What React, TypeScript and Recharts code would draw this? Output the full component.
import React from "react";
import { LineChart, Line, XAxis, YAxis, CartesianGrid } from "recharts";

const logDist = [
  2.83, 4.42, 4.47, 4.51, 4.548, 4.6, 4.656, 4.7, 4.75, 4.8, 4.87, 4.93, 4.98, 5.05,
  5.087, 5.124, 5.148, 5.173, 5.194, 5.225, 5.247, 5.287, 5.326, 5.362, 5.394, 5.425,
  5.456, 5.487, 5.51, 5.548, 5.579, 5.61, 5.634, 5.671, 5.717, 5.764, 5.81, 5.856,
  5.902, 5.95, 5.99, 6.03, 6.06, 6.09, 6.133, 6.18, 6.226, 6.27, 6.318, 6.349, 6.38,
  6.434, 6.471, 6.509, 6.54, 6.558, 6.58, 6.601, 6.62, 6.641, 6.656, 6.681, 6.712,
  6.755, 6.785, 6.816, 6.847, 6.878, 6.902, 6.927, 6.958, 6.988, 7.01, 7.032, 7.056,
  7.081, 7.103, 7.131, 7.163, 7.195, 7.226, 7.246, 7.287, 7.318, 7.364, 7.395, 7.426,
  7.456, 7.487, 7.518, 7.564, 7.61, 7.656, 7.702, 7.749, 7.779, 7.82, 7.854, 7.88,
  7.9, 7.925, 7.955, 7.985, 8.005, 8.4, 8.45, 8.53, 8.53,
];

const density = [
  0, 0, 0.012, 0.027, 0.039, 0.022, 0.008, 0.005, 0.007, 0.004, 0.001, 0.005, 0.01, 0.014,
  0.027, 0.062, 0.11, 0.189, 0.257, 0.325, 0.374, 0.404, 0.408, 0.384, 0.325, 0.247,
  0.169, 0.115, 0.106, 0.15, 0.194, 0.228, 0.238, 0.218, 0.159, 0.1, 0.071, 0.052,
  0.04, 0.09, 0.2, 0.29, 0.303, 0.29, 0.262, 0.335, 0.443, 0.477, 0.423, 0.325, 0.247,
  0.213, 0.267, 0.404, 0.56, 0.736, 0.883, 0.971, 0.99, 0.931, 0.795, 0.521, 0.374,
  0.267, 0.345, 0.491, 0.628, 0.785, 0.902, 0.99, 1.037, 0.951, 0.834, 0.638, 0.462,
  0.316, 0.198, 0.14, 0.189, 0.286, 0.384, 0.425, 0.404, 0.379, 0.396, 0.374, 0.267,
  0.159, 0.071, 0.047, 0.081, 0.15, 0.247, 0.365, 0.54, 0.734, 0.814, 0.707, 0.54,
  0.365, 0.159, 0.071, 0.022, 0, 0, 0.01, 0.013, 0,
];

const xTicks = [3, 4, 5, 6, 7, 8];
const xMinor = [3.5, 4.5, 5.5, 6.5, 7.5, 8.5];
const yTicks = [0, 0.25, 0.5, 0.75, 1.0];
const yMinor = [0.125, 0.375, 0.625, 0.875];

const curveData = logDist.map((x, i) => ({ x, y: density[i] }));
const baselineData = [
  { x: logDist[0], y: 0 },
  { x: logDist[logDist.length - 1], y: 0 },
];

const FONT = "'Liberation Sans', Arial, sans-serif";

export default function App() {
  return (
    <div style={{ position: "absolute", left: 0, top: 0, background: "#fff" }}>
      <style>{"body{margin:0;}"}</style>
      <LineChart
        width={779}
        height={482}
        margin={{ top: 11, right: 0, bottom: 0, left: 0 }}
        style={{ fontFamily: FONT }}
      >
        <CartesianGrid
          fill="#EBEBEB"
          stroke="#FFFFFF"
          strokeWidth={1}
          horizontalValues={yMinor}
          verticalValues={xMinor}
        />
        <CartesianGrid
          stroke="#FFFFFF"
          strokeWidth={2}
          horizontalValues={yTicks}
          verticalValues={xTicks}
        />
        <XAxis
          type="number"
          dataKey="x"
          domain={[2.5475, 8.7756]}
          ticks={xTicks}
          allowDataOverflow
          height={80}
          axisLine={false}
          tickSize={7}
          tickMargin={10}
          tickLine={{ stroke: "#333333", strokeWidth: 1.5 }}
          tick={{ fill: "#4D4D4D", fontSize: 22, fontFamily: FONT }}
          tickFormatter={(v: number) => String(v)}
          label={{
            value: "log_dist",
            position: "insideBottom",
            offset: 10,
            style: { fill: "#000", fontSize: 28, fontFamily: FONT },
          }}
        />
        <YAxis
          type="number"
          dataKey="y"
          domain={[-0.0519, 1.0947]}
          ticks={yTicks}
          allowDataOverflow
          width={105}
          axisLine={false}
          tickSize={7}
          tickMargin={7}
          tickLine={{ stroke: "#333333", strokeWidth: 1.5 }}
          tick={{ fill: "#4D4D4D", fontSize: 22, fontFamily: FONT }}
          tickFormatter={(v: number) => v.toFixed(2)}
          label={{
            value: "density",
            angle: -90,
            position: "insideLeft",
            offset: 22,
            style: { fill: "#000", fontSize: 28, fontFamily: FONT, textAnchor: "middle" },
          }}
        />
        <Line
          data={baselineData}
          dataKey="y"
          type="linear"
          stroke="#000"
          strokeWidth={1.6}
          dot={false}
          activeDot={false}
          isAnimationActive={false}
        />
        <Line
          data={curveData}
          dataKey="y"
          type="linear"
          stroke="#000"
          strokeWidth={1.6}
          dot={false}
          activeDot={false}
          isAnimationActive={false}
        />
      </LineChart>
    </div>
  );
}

========================================

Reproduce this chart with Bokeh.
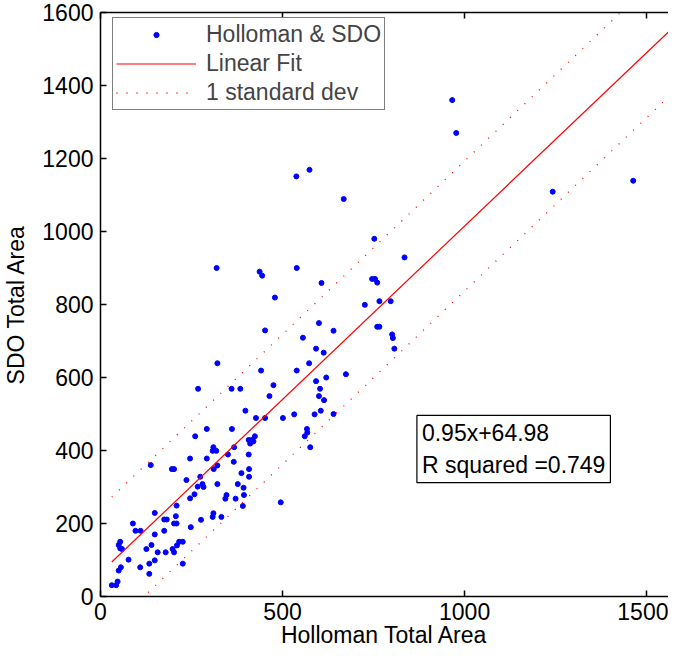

========================================

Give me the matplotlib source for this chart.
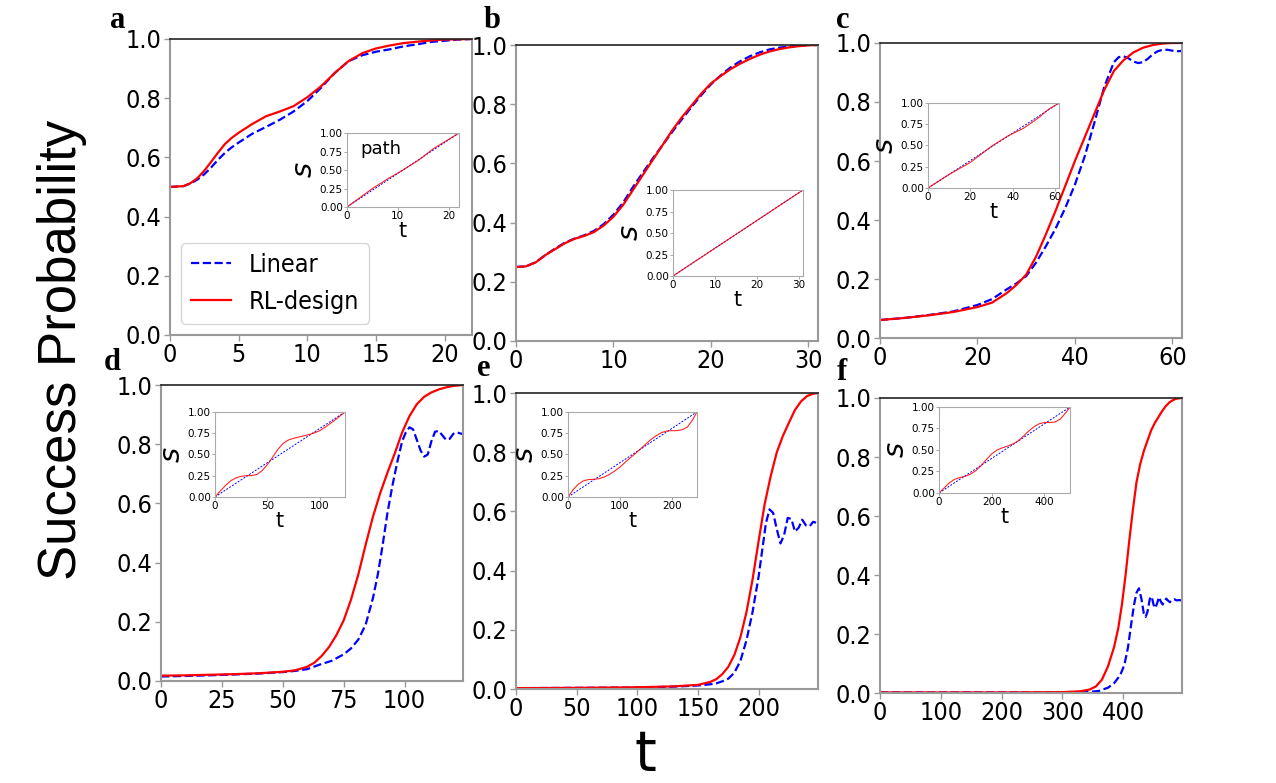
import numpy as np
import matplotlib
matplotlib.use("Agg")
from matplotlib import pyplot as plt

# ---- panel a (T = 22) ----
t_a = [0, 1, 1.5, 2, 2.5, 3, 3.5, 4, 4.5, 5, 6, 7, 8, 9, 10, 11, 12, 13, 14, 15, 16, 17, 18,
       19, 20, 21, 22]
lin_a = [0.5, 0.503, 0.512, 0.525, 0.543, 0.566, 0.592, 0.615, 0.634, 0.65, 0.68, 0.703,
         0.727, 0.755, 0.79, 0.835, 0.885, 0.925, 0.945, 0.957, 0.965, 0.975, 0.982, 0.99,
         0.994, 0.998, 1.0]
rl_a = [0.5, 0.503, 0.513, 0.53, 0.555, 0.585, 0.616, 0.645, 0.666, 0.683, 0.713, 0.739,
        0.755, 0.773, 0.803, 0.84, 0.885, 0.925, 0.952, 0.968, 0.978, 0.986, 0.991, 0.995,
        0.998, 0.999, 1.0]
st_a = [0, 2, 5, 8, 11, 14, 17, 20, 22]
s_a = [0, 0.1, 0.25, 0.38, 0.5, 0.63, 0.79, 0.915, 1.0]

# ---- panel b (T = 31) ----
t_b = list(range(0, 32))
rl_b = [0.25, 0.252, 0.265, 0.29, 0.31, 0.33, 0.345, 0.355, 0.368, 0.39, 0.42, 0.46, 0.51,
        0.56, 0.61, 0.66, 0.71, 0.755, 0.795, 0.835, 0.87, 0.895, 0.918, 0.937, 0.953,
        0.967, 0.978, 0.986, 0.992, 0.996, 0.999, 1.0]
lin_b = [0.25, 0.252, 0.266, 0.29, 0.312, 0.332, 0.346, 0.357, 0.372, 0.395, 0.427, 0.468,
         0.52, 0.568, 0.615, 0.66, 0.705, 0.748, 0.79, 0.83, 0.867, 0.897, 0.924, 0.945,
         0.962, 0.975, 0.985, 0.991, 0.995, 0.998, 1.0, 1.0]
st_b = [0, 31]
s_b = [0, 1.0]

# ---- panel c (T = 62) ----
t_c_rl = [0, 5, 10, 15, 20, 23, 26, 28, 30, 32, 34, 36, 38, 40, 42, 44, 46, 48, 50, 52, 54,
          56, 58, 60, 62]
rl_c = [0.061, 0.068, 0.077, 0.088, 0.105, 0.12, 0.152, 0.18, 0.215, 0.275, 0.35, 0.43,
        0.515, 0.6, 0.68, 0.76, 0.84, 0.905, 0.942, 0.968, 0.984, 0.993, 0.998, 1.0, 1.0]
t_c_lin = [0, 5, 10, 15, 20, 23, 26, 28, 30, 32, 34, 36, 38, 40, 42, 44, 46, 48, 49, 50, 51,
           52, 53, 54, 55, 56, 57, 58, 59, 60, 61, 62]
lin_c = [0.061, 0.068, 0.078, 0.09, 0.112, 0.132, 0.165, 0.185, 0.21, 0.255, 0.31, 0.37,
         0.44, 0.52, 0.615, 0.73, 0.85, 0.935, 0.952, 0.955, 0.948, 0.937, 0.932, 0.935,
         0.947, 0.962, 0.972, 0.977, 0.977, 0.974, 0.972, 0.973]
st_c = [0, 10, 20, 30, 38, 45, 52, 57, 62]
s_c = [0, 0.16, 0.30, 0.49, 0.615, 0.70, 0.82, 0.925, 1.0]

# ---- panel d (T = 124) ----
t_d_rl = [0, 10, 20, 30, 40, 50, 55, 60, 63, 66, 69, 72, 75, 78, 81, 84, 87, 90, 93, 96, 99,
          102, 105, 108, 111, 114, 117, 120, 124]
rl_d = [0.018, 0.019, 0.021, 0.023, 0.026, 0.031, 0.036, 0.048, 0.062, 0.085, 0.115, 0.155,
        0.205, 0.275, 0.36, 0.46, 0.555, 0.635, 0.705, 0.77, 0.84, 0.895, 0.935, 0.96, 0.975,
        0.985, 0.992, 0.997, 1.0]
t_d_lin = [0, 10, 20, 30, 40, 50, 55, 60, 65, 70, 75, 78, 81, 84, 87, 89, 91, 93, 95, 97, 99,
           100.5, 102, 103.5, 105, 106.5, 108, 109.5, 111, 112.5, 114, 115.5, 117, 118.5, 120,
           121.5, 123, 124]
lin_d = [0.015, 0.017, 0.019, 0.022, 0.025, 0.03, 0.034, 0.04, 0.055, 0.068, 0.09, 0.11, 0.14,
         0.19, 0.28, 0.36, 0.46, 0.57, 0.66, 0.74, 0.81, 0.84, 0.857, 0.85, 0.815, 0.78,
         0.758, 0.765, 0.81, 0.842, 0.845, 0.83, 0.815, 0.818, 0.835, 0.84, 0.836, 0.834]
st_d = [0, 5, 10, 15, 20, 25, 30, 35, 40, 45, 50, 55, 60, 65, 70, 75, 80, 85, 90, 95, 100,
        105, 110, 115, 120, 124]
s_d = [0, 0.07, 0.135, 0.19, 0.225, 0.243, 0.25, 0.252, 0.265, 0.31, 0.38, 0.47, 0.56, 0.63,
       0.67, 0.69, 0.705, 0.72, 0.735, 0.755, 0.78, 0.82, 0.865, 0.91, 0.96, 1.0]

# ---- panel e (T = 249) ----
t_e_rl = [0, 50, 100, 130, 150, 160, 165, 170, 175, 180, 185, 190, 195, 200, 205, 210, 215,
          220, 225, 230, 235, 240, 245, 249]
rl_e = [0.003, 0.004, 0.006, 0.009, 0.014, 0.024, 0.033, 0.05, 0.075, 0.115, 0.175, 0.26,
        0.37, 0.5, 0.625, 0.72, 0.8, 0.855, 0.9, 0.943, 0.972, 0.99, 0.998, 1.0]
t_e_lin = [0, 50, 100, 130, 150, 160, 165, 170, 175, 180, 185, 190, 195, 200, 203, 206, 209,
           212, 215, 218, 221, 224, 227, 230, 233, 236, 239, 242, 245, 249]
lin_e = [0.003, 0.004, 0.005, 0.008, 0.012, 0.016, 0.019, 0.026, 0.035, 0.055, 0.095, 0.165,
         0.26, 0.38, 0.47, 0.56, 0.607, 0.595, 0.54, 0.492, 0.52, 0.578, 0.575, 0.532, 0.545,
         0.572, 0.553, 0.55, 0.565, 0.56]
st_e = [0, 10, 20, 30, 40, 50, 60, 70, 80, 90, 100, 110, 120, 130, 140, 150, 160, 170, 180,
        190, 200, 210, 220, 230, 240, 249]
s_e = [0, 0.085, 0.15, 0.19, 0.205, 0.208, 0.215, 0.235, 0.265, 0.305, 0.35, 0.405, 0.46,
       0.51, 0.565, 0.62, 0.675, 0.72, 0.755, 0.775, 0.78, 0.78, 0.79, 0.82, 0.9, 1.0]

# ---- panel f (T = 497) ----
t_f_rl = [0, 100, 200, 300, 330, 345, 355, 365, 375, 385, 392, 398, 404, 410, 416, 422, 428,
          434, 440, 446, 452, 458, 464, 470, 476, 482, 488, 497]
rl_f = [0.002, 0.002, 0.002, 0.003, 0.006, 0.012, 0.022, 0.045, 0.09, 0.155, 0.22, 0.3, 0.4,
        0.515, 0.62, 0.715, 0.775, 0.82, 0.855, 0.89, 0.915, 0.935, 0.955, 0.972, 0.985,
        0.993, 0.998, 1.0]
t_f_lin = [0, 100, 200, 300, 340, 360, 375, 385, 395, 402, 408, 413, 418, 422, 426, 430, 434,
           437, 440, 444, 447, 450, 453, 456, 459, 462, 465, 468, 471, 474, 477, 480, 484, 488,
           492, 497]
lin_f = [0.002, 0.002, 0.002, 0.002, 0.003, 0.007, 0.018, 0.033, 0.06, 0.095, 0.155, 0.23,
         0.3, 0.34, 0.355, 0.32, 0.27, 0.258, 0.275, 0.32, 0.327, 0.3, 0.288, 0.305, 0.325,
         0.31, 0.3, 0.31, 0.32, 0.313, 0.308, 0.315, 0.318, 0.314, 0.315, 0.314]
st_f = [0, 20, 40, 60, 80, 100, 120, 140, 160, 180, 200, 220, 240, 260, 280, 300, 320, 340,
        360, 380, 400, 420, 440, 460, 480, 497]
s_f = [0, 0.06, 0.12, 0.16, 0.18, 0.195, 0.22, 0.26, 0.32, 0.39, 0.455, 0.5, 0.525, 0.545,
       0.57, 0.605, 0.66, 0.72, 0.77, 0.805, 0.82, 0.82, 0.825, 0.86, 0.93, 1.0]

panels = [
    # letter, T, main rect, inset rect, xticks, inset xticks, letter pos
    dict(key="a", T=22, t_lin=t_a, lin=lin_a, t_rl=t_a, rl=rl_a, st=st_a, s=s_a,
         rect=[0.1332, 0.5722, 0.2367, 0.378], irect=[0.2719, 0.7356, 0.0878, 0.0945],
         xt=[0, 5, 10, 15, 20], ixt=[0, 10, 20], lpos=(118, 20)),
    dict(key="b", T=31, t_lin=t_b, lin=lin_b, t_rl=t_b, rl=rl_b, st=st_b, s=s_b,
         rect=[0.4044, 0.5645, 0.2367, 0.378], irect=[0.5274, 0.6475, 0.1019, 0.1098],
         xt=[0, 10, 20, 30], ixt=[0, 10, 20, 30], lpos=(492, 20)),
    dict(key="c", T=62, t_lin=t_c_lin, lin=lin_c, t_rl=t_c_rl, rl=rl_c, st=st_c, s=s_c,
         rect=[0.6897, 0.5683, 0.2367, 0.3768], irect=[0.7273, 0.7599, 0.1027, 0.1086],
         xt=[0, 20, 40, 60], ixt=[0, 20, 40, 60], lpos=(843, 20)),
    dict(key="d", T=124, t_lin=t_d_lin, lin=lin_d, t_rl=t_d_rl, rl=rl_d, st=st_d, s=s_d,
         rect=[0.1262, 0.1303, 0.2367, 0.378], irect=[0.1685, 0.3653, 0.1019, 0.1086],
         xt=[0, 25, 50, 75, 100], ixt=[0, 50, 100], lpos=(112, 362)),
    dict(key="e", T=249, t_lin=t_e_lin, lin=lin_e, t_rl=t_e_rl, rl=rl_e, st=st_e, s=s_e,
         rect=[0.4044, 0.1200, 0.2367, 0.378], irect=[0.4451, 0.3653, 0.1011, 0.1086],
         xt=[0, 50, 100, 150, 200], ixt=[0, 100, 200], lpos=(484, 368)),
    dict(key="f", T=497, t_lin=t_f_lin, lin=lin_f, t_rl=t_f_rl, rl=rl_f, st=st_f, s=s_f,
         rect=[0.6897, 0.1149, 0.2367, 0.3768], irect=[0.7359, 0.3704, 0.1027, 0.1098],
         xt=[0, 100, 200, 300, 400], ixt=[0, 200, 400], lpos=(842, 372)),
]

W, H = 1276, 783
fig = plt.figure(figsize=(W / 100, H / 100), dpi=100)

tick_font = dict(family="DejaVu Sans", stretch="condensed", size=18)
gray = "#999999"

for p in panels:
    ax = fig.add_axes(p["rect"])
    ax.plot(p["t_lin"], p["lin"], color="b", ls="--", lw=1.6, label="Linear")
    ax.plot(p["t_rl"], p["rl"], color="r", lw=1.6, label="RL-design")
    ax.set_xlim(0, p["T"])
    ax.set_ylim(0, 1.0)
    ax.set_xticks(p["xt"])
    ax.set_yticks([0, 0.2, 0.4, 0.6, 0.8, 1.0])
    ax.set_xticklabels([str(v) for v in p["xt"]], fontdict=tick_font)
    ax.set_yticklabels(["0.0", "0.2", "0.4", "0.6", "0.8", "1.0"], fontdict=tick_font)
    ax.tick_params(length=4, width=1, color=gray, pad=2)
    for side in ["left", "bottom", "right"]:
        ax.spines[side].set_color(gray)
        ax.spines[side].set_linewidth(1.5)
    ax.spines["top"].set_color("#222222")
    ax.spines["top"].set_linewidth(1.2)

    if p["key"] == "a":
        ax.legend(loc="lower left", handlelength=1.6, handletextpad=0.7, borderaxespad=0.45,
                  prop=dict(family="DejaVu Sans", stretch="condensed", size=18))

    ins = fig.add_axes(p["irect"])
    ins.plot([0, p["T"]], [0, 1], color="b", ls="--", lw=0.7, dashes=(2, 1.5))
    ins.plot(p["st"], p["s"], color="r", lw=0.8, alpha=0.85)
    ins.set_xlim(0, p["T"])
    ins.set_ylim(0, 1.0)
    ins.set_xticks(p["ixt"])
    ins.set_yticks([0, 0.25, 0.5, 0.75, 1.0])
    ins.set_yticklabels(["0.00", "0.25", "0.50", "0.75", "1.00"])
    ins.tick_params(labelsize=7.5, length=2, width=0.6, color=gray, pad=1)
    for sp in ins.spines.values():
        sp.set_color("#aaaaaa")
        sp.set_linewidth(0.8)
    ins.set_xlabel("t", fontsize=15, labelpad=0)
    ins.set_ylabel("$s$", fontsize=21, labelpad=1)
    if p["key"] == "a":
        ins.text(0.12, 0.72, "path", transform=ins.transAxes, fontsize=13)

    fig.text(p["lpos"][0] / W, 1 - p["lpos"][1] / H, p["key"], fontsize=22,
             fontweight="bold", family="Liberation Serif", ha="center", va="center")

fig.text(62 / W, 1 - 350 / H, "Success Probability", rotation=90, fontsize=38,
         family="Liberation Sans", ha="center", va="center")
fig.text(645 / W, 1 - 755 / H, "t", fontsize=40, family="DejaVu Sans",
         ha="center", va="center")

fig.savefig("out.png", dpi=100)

========================================

# Your goal
Locate each line with the word "matplotlib" and copy it.

# Final result
Give me the matplotlib source for this chart.
import matplotlib
matplotlib.use("Agg")
from matplotlib import pyplot as plt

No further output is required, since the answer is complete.